[File under Dawn Of A New Era]
Another big chunk of content is now online - the ICCFA Model Guidelines. Not exactly new material but it was not so easy to find on the old Web site so this is more akin to an archeological discovery than a Pulitzer-prize moment. Published a little over 10 years ago, these documents were the result of a large amount of work by our Government and Legal Affairs Committee, and if you peruse them you will see they offer a valuable set of outlines for new legislative initiatives. Not to mention, a fine statement of best practices for our industry.
The old Web site ... ah, yes, the oooold Web site. I sense now it's been deceased for over a week I am finally gaining sufficient distance to refer to it with ironic tenderness, much like you'd talk about that good old mutt dog Blue you had as a kid, the one who ate your favorite baseball mitt, infested the house with fleas, ransacked your project the day before the Science Fair and threw up on your date's prom dress. That old Web site brought so much ... emotion to our lives over the years.
Poor little fella never really had a chance, though. Born in 1996, during the infancy of the World Wide Web, and we had no money to bring it into the modern age, so we just kept tacking stuff on - sort of like one of those bungalows you see around Southern California, the little three-room jobbers they keep adding to and adding to until it looks like a Lego house that grows from 1000 to 5000 sq ft with the aid of wood blocks, play doh and an erector set.
Yes, old icfa.org was an ongoing kludge, glommed with bits and pieces of new technology but never revamped, disjointed yet obliquely attractive like something by Duchamp - the Bride Stripped Bare By Her Programmers, Even - a masterwork of accretion which amazingly defied common sense and gravity to remain standing for over 12 years. Even we on the staff had trouble finding stuff. And as far as making sitewide changes .... brrr! what a nightmare. But also full of wonderful surprises as we periodically found content that no one remembered was there.

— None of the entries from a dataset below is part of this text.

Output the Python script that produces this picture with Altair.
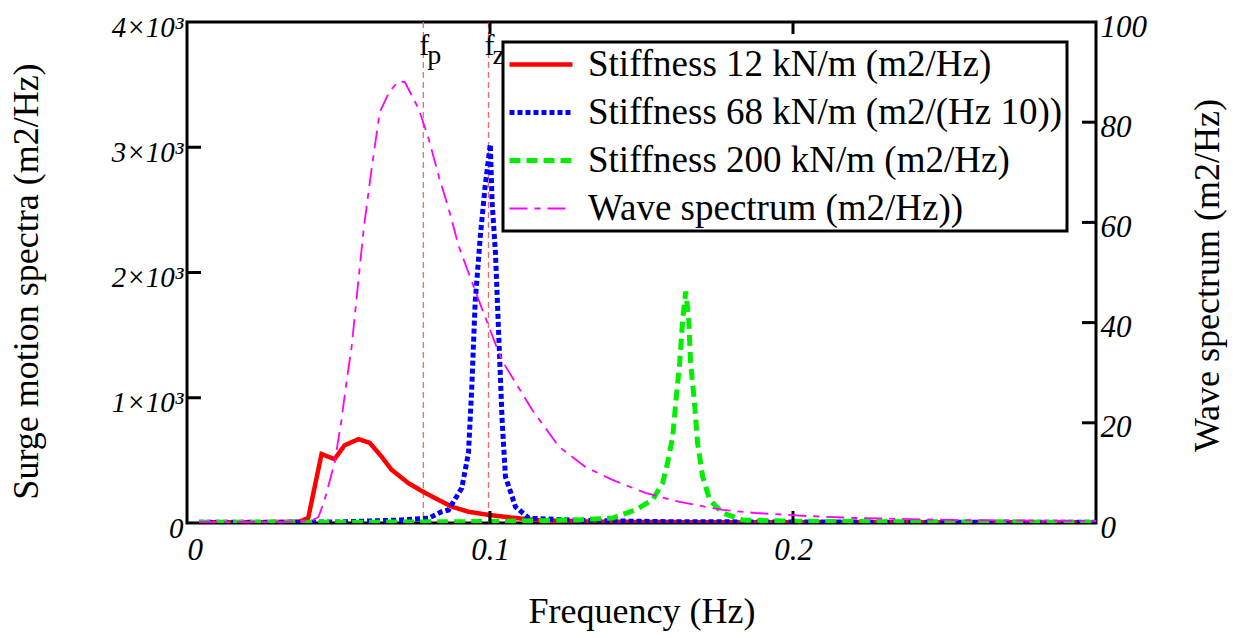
import altair as alt
import pandas as pd

# ---- data ----
S12 = "Stiffness 12 kN/m (m2/Hz)"
S68 = "Stiffness 68 kN/m (m2/(Hz 10))"
S200 = "Stiffness 200 kN/m (m2/Hz)"
WAVE = "Wave spectrum (m2/Hz))"

red_x = [0.004, 0.02, 0.037, 0.040, 0.0444, 0.0487, 0.052, 0.0566, 0.0603, 0.0642, 0.0675,
         0.0731, 0.0775, 0.0819, 0.0874, 0.0929, 0.0997, 0.1083, 0.117, 0.137, 0.17, 0.2, 0.25, 0.3]
red_y = [5, 5, 10, 40, 550, 510, 620, 670, 640, 530, 425,
         318, 255, 198, 130, 90, 64, 40, 20, 10, 6, 5, 5, 5]

blue_x = [0.004, 0.03, 0.05, 0.0705, 0.0797, 0.0841, 0.0863, 0.0907, 0.0929, 0.094, 0.0951,
          0.0968, 0.0984, 0.1001, 0.1007, 0.1018, 0.1029, 0.104, 0.1051, 0.1084, 0.1128,
          0.13, 0.16, 0.2, 0.25, 0.3]
blue_y = [5, 5, 8, 24, 38, 90, 104, 280, 560, 1090, 1760,
          2290, 2690, 3024, 2560, 2157, 1490, 824, 370, 130, 38,
          20, 10, 8, 6, 5]

green_x = [0.004, 0.05, 0.1, 0.12, 0.13, 0.1404, 0.148, 0.1536, 0.157, 0.1586, 0.1603, 0.1613,
           0.1626, 0.1636, 0.1646, 0.1656, 0.1662, 0.1675, 0.1685, 0.1702, 0.1725, 0.1768,
           0.1834, 0.2, 0.25, 0.3]
green_y = [5, 5, 12, 20, 26, 40, 104, 184, 320, 480, 688, 960,
           1280, 1624, 1848, 1624, 1280, 960, 640, 368, 184, 80,
           24, 14, 8, 6]

wave_x = [0.004, 0.03, 0.041, 0.0434, 0.0454, 0.0487, 0.051, 0.0526, 0.0543, 0.0583, 0.0609,
          0.0636, 0.0669, 0.0699, 0.0719, 0.0765, 0.0798, 0.0831, 0.0864, 0.0897, 0.0962,
          0.1029, 0.1051, 0.1139, 0.1228, 0.1315, 0.1404, 0.1513, 0.1626, 0.1768, 0.1877,
          0.2043, 0.2209, 0.253, 0.3]
wave_y = [0.2, 0.2, 0.4, 1.2, 4.6, 12, 20.6, 28, 35, 58.6, 70.6,
          82, 86.2, 88.2, 88, 82.6, 76.6, 69.2, 62.6, 55.2, 44.6,
          34, 31.3, 22.6, 15.2, 11.2, 8.6, 6, 4.2, 2.6, 2,
          1.4, 1, 0.6, 0.4]

marker_f = [0.078, 0.0995]
marker_sub = ["p", "z"]

left_tick_values = [1000, 2000, 3000]
right_tick_values = [20, 40, 60, 80]
x_tick_values = [0.1, 0.2]

series_order = [S12, S68, S200, WAVE]
series_colors = ["#ff0000", "#0000ff", "#00ee00", "#ff00ff"]
series_dash = [[1, 0], [5, 3], [11, 6], [18, 7, 6, 7]]
series_width = [4.5, 5, 5, 1.8]

# ---- tables ----
rows = []
for name, xs, ys in [(S12, red_x, red_y), (S68, blue_x, blue_y), (S200, green_x, green_y)]:
    for a, b in zip(xs, ys):
        rows.append({"f": a, "v": b, "series": name})
stiff_df = pd.DataFrame(rows)
wave_df = pd.DataFrame({"f": wave_x, "w": wave_y, "series": [WAVE] * len(wave_x)})
marker_df = pd.DataFrame({"f": marker_f, "lab": marker_sub})
lt_df = pd.DataFrame({"v": left_tick_values})
rt_df = pd.DataFrame({"w": right_tick_values})
xt_df = pd.DataFrame({"f": x_tick_values})

W, H = 909, 501
SERIF = "Liberation Serif"
LBL = 31

color = alt.Color("series:N", scale=alt.Scale(domain=series_order, range=series_colors),
                  legend=alt.Legend(title=None))
dash = alt.StrokeDash("series:N", scale=alt.Scale(domain=series_order, range=series_dash),
                      legend=alt.Legend(title=None))
swidth = alt.StrokeWidth("series:N",
                         scale=alt.Scale(type="ordinal", domain=series_order, range=series_width),
                         legend=alt.Legend(title=None))

xscale = alt.Scale(domain=[0, 0.3], nice=False, zero=False)
x_axis = alt.Axis(values=[0, 0.1, 0.2],
                  labelExpr="datum.value == 0 ? '0' : format(datum.value, '.1f')",
                  ticks=False, domain=False, grid=False, labelPadding=12,
                  labelFont=SERIF, labelFontStyle="italic", labelFontSize=LBL,
                  labelColor="black",
                  titleFont=SERIF, titleFontSize=36, titleFontWeight="normal",
                  titleColor="black", titleBaseline="alphabetic", titleY=99)
X = alt.X("f:Q", scale=xscale, title="Frequency (Hz)", axis=x_axis)

yl_scale = alt.Scale(domain=[0, 4000], nice=False)
yl_axis = alt.Axis(orient="left", values=[0, 1000, 2000, 3000, 4000],
                   labelExpr="datum.value == 0 ? '0' : format(datum.value/1000, 'd') + '×10³'",
                   ticks=False, domain=False, grid=False, labelPadding=4, labelOffset=5,
                   labelFont=SERIF, labelFontStyle="italic", labelFontSize=29,
                   labelColor="black",
                   titleFont=SERIF, titleFontSize=36, titleFontWeight="normal",
                   titleColor="black", titleAngle=270, titleBaseline="alphabetic",
                   titleAlign="center", titleX=-150, titleY=259)
YL = alt.Y("v:Q", scale=yl_scale, title="Surge motion spectra (m2/Hz)", axis=yl_axis)

yr_scale = alt.Scale(domain=[0, 100], nice=False)
yr_axis = alt.Axis(orient="right", values=[0, 20, 40, 60, 80, 100],
                   ticks=False, domain=False, grid=False, labelPadding=4, labelOffset=5,
                   labelFont=SERIF, labelFontStyle="italic", labelFontSize=LBL,
                   labelColor="black",
                   titleFont=SERIF, titleFontSize=36, titleFontWeight="normal",
                   titleColor="black", titleAngle=270, titleBaseline="alphabetic",
                   titleAlign="center", titleX=122, titleY=253)
YR = alt.Y("w:Q", scale=yr_scale, title="Wave spectrum (m2/Hz)", axis=yr_axis)

stiff = alt.Chart(stiff_df).mark_line(clip=True, strokeCap="butt").encode(
    x=X, y=YL, color=color, strokeDash=dash, strokeWidth=swidth)

left_ticks = alt.Chart(lt_df).mark_rule(color="black", strokeWidth=3).encode(
    y=YL, x=alt.value(0), x2=alt.value(14))

x_ticks_bottom = alt.Chart(xt_df).mark_rule(color="black", strokeWidth=3).encode(
    x=X, y=alt.value(H - 12), y2=alt.value(H))
x_ticks_top = alt.Chart(xt_df).mark_rule(color="black", strokeWidth=3).encode(
    x=X, y=alt.value(0), y2=alt.value(12))

markers = alt.Chart(marker_df).mark_rule(color="#f26a6a", strokeDash=[6, 4], strokeWidth=1.3).encode(
    x=X)
f_text = alt.Chart(marker_df).mark_text(text="f", font=SERIF, fontSize=30, align="left",
                                        baseline="alphabetic", dx=-4, color="black").encode(
    x=X, y=alt.value(33))
sub_text = alt.Chart(marker_df).mark_text(font=SERIF, fontSize=28, align="left",
                                          baseline="alphabetic", dx=4, color="black").encode(
    x=X, y=alt.value(42), text="lab:N")

wave = alt.Chart(wave_df).mark_line(clip=True, strokeCap="butt").encode(
    x=X, y=YR, color=color, strokeDash=dash, strokeWidth=swidth)
right_ticks = alt.Chart(rt_df).mark_rule(color="black", strokeWidth=3).encode(
    y=YR, x=alt.value(W - 14), x2=alt.value(W))

left_group = alt.layer(markers, stiff, left_ticks, x_ticks_bottom, x_ticks_top, f_text, sub_text)
right_group = alt.layer(wave, right_ticks)

chart = alt.layer(left_group, right_group).resolve_scale(y="independent").properties(
    width=W, height=H,
    autosize=alt.AutoSizeParams(type="none"),
    padding={"left": 187, "top": 22, "right": 137, "bottom": 115},
).configure_view(stroke="black", strokeWidth=3).configure_legend(
    orient="none", legendX=316, legendY=20,
    strokeColor="black", strokeWidth=3, fillColor="white", padding=4,
    labelFont=SERIF, labelFontSize=37, labelColor="black", labelLimit=800,
    labelOffset=13, rowPadding=10, clipHeight=37,
    symbolType="stroke", symbolSize=3969,
)

chart.save("out.html", embed_options={"renderer": "svg", "actions": False})
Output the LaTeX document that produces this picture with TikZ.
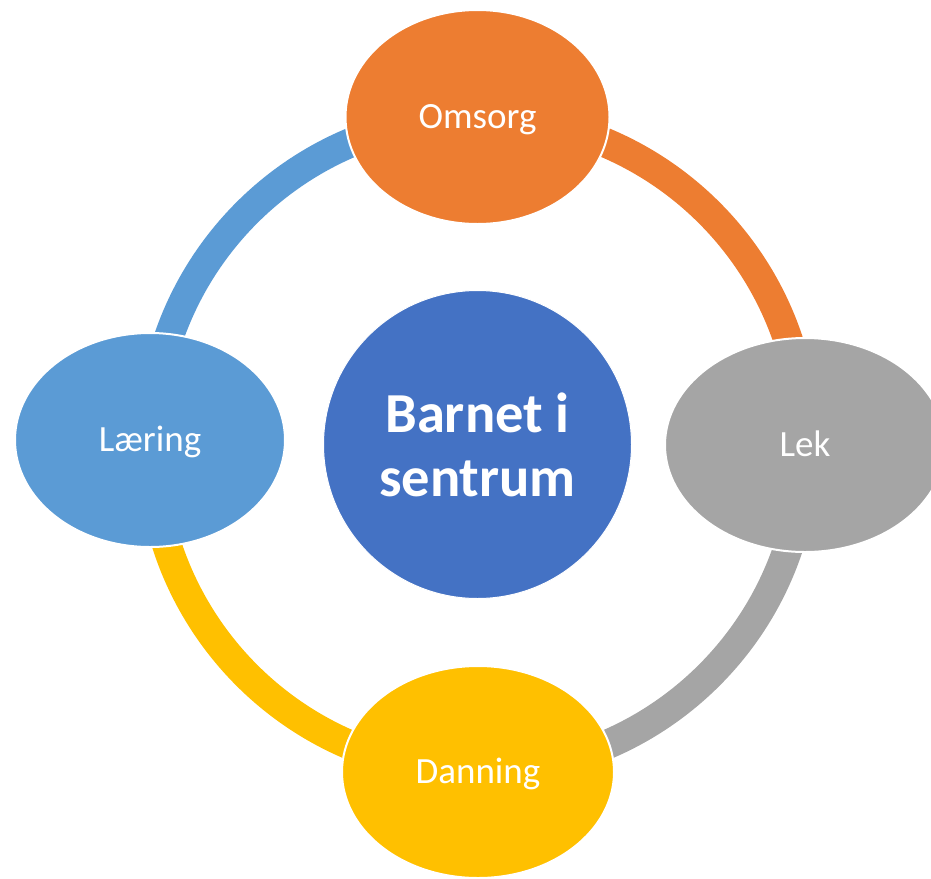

Here on the new site, we can pretty much manipulate and reframe all of our content however we want, because the content and presentation are truly separate. If the aliens land tomorrow, we can adopt a Pleiades color scheme to welcome our new overlords. If T. Boone Pickens decides to purchase the entire death care industry, we can put windmills and natural gas logos on every page. We can redo our menus with a few keystrokes and bring any content right to the surface. It's going to be much, much easier to manage than ol' Blue.